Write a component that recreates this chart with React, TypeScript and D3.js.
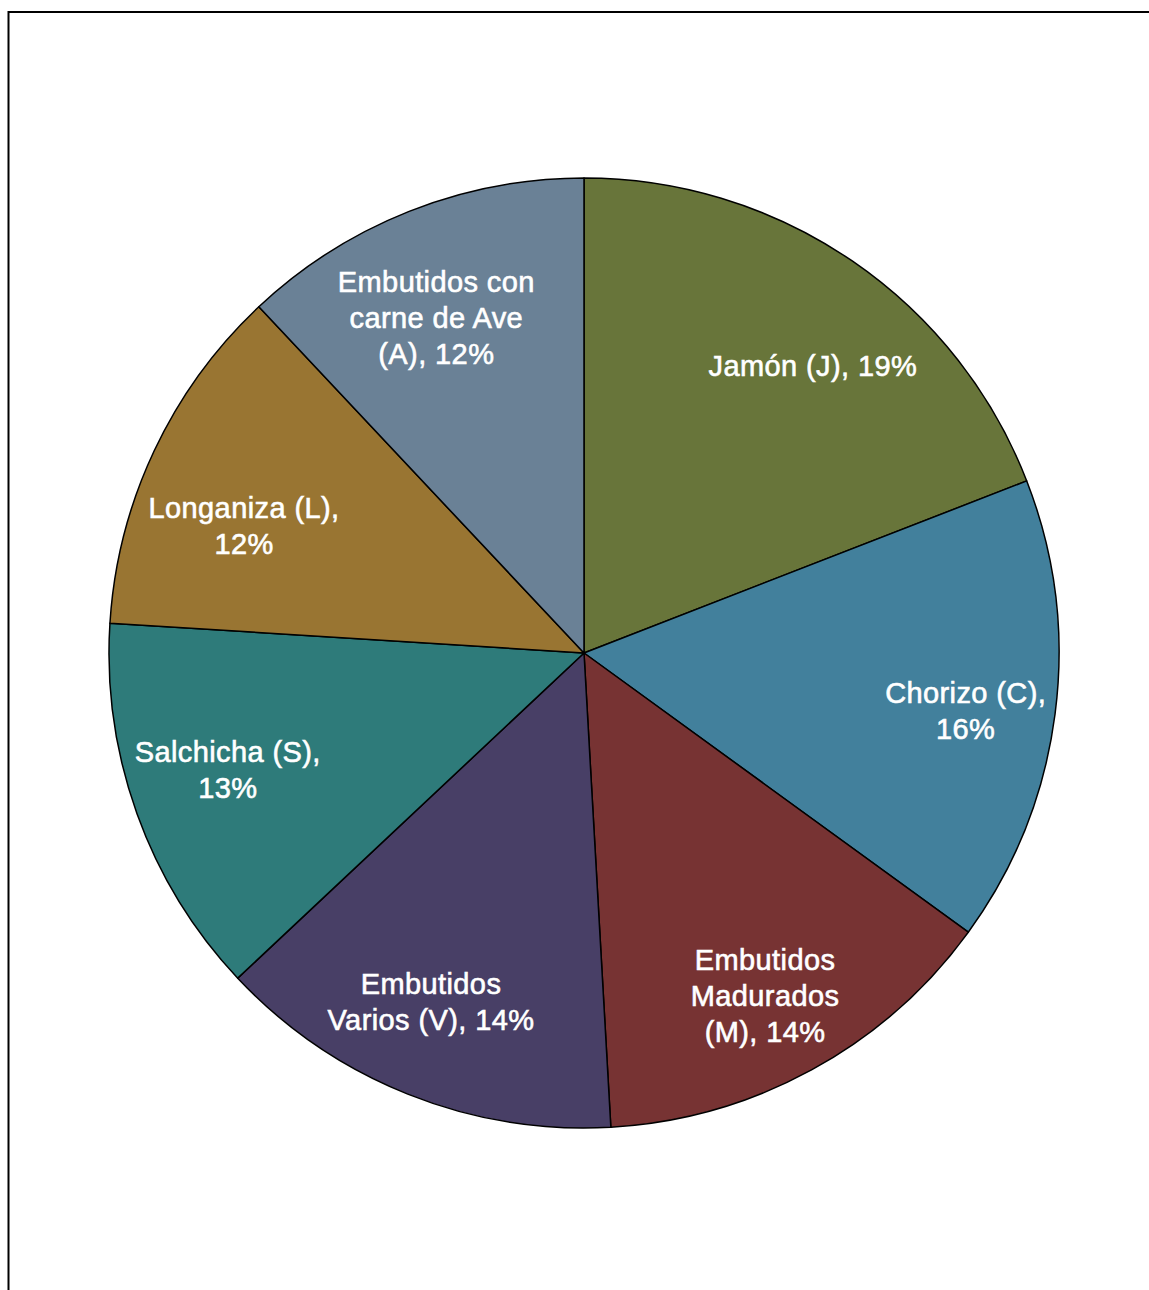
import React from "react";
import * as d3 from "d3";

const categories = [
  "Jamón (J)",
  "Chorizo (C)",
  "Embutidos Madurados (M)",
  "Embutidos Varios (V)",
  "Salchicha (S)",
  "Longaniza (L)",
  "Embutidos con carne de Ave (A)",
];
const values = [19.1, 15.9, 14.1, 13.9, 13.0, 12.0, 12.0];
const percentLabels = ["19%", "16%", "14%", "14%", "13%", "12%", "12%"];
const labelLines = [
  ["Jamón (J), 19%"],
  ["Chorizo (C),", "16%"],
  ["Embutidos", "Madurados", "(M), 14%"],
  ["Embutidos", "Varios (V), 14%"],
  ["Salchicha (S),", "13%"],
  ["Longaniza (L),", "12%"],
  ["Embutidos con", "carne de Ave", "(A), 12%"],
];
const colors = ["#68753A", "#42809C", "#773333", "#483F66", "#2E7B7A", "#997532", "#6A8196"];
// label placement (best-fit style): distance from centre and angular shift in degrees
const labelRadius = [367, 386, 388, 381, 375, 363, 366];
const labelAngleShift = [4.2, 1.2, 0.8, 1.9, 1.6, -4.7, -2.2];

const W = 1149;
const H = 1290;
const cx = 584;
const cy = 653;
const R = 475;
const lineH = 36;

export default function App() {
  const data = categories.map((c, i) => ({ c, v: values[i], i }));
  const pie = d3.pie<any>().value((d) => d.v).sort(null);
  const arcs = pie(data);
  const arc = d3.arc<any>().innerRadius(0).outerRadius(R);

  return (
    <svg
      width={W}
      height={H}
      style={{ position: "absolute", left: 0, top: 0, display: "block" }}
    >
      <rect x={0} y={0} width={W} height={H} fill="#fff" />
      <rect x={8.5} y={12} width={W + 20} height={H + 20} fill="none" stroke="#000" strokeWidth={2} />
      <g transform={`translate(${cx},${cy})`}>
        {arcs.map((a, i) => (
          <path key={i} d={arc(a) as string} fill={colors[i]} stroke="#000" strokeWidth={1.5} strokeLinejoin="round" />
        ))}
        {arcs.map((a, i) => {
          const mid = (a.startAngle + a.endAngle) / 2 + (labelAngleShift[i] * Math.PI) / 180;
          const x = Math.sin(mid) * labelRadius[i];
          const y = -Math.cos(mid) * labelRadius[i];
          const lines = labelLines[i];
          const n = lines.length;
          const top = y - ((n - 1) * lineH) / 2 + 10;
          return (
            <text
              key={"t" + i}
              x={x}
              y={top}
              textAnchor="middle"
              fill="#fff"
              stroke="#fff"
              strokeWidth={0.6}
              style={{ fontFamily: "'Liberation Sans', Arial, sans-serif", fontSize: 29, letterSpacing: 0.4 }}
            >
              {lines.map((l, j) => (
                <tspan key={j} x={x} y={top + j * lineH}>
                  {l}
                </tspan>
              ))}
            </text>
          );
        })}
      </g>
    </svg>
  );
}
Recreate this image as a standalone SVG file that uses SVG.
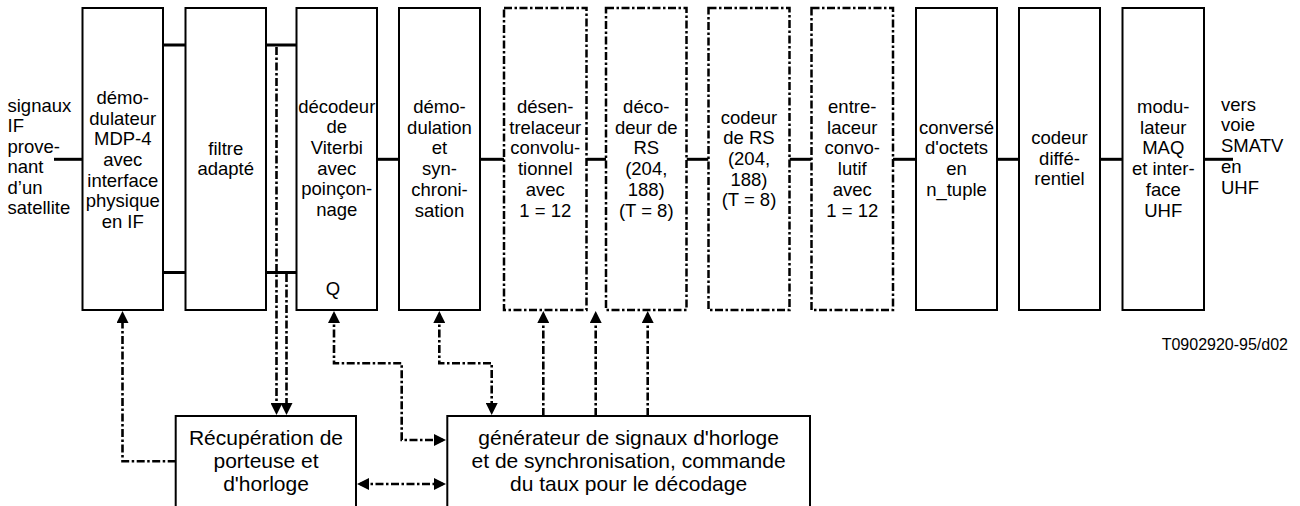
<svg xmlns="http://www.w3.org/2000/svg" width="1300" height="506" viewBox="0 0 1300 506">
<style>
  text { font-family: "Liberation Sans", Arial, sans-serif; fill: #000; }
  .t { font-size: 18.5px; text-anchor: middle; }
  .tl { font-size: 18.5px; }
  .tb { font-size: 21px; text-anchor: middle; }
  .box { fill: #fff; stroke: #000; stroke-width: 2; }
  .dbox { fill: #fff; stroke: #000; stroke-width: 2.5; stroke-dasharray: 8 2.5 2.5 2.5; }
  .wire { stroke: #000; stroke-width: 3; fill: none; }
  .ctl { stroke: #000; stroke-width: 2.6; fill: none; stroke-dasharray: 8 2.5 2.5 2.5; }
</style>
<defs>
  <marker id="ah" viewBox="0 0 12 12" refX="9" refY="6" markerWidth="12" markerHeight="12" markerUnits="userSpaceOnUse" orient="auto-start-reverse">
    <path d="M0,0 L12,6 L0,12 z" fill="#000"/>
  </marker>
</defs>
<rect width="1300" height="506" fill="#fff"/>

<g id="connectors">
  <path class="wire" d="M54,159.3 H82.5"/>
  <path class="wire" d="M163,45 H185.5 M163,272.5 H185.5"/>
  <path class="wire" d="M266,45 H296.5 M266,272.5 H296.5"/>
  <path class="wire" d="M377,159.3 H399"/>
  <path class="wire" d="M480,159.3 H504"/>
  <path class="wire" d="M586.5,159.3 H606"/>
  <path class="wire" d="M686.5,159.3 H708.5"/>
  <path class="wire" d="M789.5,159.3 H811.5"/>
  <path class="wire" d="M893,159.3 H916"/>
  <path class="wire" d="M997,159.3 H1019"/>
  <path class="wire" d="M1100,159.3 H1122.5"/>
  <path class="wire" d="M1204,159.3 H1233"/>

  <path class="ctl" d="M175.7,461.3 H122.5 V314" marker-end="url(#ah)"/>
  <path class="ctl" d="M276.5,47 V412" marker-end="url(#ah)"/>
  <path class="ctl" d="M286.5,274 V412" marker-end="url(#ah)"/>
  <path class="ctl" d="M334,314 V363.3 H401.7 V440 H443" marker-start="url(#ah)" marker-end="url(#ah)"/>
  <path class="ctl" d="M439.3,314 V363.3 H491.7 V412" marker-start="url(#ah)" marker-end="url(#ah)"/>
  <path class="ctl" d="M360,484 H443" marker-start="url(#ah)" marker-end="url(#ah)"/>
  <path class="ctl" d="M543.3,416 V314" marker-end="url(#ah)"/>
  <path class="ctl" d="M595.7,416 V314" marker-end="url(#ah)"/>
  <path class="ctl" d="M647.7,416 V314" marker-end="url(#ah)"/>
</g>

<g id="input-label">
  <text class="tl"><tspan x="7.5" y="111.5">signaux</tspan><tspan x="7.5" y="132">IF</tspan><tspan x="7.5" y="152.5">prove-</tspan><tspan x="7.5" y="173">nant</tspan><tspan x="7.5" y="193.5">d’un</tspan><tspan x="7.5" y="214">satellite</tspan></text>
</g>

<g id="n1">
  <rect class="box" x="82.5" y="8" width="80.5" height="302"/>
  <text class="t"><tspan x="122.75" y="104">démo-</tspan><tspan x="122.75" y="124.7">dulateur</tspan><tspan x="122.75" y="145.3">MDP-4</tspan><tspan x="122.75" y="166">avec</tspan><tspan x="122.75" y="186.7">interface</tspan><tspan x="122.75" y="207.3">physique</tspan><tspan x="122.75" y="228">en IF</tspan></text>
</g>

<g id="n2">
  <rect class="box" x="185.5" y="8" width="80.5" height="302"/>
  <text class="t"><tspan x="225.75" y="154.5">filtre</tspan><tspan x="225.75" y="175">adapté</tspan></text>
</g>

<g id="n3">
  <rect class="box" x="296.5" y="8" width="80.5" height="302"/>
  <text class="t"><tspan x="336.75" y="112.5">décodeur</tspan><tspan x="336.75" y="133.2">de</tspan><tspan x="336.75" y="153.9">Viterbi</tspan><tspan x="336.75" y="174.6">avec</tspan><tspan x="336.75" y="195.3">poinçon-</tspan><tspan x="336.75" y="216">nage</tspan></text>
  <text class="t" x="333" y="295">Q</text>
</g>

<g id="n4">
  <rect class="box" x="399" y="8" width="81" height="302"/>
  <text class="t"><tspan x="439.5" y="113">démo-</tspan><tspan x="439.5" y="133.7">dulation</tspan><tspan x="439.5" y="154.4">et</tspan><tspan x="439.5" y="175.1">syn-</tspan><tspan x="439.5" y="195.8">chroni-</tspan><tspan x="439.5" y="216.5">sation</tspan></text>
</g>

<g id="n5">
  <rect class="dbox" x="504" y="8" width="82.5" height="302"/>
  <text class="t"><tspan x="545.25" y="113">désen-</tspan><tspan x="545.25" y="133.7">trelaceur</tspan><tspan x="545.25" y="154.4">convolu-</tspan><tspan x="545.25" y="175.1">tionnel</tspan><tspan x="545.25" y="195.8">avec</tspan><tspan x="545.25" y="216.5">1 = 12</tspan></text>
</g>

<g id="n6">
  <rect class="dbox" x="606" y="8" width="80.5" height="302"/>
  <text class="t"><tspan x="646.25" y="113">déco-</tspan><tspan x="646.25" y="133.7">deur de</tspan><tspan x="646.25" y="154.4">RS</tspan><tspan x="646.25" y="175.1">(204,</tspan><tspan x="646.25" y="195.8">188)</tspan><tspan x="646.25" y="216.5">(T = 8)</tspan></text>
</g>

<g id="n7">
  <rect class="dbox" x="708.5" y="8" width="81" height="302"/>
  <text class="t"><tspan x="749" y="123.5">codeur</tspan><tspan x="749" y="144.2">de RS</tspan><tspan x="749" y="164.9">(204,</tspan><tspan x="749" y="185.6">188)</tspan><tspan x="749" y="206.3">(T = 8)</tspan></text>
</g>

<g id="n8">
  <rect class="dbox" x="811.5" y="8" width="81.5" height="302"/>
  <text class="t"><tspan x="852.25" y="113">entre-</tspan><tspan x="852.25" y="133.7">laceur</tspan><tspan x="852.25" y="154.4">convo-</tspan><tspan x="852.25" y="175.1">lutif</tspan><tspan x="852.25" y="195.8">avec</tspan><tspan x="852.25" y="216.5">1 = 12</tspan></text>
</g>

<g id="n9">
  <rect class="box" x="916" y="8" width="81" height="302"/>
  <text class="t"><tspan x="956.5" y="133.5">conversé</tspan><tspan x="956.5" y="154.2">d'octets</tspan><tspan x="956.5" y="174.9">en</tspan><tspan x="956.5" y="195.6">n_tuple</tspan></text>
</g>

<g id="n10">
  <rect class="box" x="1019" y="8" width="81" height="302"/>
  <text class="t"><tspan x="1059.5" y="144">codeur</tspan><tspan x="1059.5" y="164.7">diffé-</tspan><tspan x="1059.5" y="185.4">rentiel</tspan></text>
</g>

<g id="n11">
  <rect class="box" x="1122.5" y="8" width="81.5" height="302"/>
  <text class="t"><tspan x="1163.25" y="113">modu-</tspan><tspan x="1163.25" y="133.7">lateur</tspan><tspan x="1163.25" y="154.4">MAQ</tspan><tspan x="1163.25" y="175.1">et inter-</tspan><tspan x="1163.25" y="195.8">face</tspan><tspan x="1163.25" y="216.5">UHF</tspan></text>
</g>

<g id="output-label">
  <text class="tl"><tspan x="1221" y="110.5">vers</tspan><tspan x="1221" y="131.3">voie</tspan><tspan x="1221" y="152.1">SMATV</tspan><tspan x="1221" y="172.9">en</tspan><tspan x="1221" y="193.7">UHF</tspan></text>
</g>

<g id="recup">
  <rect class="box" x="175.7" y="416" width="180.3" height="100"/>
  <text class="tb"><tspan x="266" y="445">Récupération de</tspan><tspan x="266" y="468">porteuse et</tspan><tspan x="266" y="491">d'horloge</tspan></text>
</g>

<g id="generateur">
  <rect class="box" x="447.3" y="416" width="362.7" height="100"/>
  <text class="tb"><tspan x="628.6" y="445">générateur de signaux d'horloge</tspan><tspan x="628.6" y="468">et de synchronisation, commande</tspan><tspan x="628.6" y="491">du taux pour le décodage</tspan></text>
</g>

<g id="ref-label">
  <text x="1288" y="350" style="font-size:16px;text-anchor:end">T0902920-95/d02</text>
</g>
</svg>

--- DIRECTION ---
Starting with the first line of the data above and ending with the line containing "const lineH = 36;", please restate every line exactly, leaving images out.

--- TASK ANSWER ---
Write a component that recreates this chart with React, TypeScript and D3.js.
import React from "react";
import * as d3 from "d3";

const categories = [
  "Jamón (J)",
  "Chorizo (C)",
  "Embutidos Madurados (M)",
  "Embutidos Varios (V)",
  "Salchicha (S)",
  "Longaniza (L)",
  "Embutidos con carne de Ave (A)",
];
const values = [19.1, 15.9, 14.1, 13.9, 13.0, 12.0, 12.0];
const percentLabels = ["19%", "16%", "14%", "14%", "13%", "12%", "12%"];
const labelLines = [
  ["Jamón (J), 19%"],
  ["Chorizo (C),", "16%"],
  ["Embutidos", "Madurados", "(M), 14%"],
  ["Embutidos", "Varios (V), 14%"],
  ["Salchicha (S),", "13%"],
  ["Longaniza (L),", "12%"],
  ["Embutidos con", "carne de Ave", "(A), 12%"],
];
const colors = ["#68753A", "#42809C", "#773333", "#483F66", "#2E7B7A", "#997532", "#6A8196"];
// label placement (best-fit style): distance from centre and angular shift in degrees
const labelRadius = [367, 386, 388, 381, 375, 363, 366];
const labelAngleShift = [4.2, 1.2, 0.8, 1.9, 1.6, -4.7, -2.2];

const W = 1149;
const H = 1290;
const cx = 584;
const cy = 653;
const R = 475;
const lineH = 36;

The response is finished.